Тем временем в растворенной двери появилась соседка с какой-то бесформенной, непонятной ношей на руках и тотчас стала агрессивно оправдываться:
— Дочка говорит мне, он часто по-за домом нашим играет, там, где акации, попка-то прямо на земле, значит. Когда мы дома, она его к себе зазвать не смеет, а тут вот пожалела, что простынет, ну и позвала. А теперь ревет, мол, хозяйка Ковач скажет, что накормила его не тем чем-нибудь. Этого, говорю, не бойся, нету в том твоей вины, что ребенка без присмотра выпускают и он из дому бежит. Верно я говорю?
Жофи не слушала соседку, которая все распалялась, желая предупредить упреки. Кизела, спотыкаясь, опрокинув стул по дороге, поспешила к столу, чтобы засветить лампу, и Жофи лишь в свете, падавшем с кухни, из-за спины Хомор, увидела наконец сына, который, запрокинув головку, лежал у соседки на руках… Вся трепеща, она приняла его и тут же стала торопливо ощупывать дрожащими пальцами лицо, волосы — все ли цело, — стараясь разобрать в то же время, кровь или просто тень у него на лбу.
Между тем лампа на столе разгорелась, и Жофи, страшась утерять робко вспыхнувшую надежду, поднесла ребенка к свету. На лбу, оказалось, была тень, а не кровь; красное личико сына исказила гримаска, и широко раскрытые глаза смежились, прячась от света. Кизела отвела в сторону слипшиеся волосенки и морщинистыми пальцами пощупала лоб.
— Жар у него, — объявила она значительно.
Она расстегнула на малыше пальтишко и осмотрела грудь. Хомор, так и оставшаяся на пороге, пробормотала что-то вроде «бог в помощь» и, пятясь, вышла. Жофи покорно и испуганно держала перед Кизелой сына, возвращенного ей из-под автомобилей, крупорушек, лошадиных копыт. Она впилась взглядом в поджатые губы старухи, словно та способна была изгнать из ребенка болезнь, и старалась по глазам ее, ощупывавшим тельце сына, хотя бы на десятую долю секунды раньше прочитать приговор.
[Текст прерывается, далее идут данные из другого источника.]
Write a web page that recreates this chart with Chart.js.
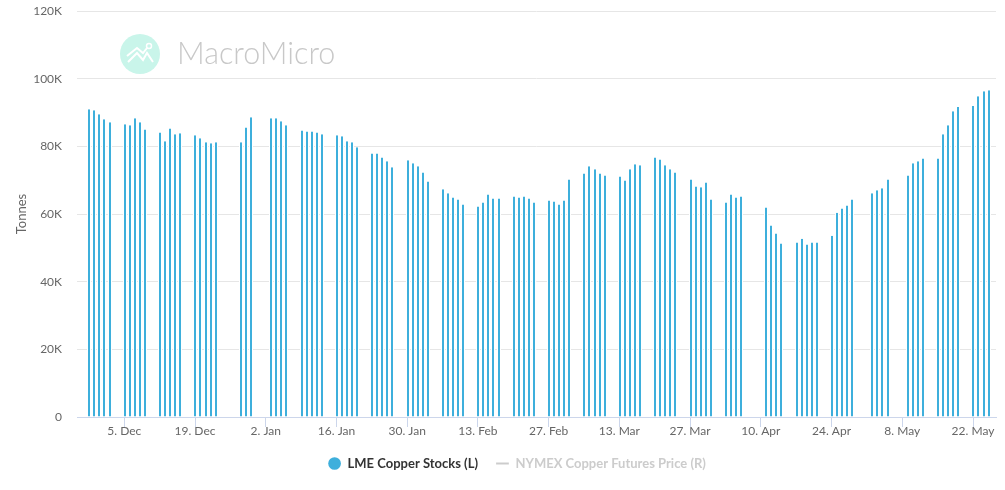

— Сыпи нет, — объявила Кизела, и Жофи почувствовала вдруг огромное облегчение, словно услышала: «здоровехонек». После леденящего ужаса первой минуты облегчением было уже и то, что все у него цело, что он дышит и открывает глаза. И когда Кизела сказала: «Сыпи нет», Жофи захотелось немедленно уверовать, что вообще все в порядке, и слова так и хлынули из нее, как будто главное было — успокоить самое себя:
— Может, и теперь будет, как в тот раз? Ведь у детишек чуть что — сейчас же жар открывается. Тогда-то я целую ночь не спала из-за него, а наутро он уж и не помнил, что ушко болело. А может, заигрался просто, вот и все. Ведь он как начнет, так удержу не знает… Болит у тебя что-нибудь, маленький мой? — спросила она Шани, который постанывал и метался у нее на руках.
Большие черные глазенки Шани, на минуту широко и недоуменно раскрывшись, устремились на мать.
— Не болит. — Глазки закрылись.
— Тогда что же с тобой, если не болит? Просто спать хочется? — подсказывала Жофи тот ответ, который вернее всего унял бы ее тревогу.
— Спать хочется, — согласился Шани, но на восковом его личике в тепле комнаты уже расцветали две красные розы.
— Говорит, спать хочет, — вскинула Жофи глаза на Кизелу, которая с холодным, непроницаемым лицом вошла в комнату, держа в руке собственный градусник; энергичными движениями сиделки она отвернула одеяло и стала взбивать подушки, еще теплые от тела самой Жофи. А Жофи, снова наполняясь отчаянием, отвела взгляд от этого замкнутого лица, так и не сумев прочитать в нем ни намека на ободрение.
— Господи, только бы беды какой не приключилось с сыночком моим, — бормотала она, адресуясь то ли к Кизеле, то ли к своему неуместному оптимизму, пока снимала с Шани башмаки.
Однако Кизела двигалась безмолвно, взбивая постель и выкладывая на край кровати ночную сорочку Шани с таким видом, будто послана сюда самой Судьбою.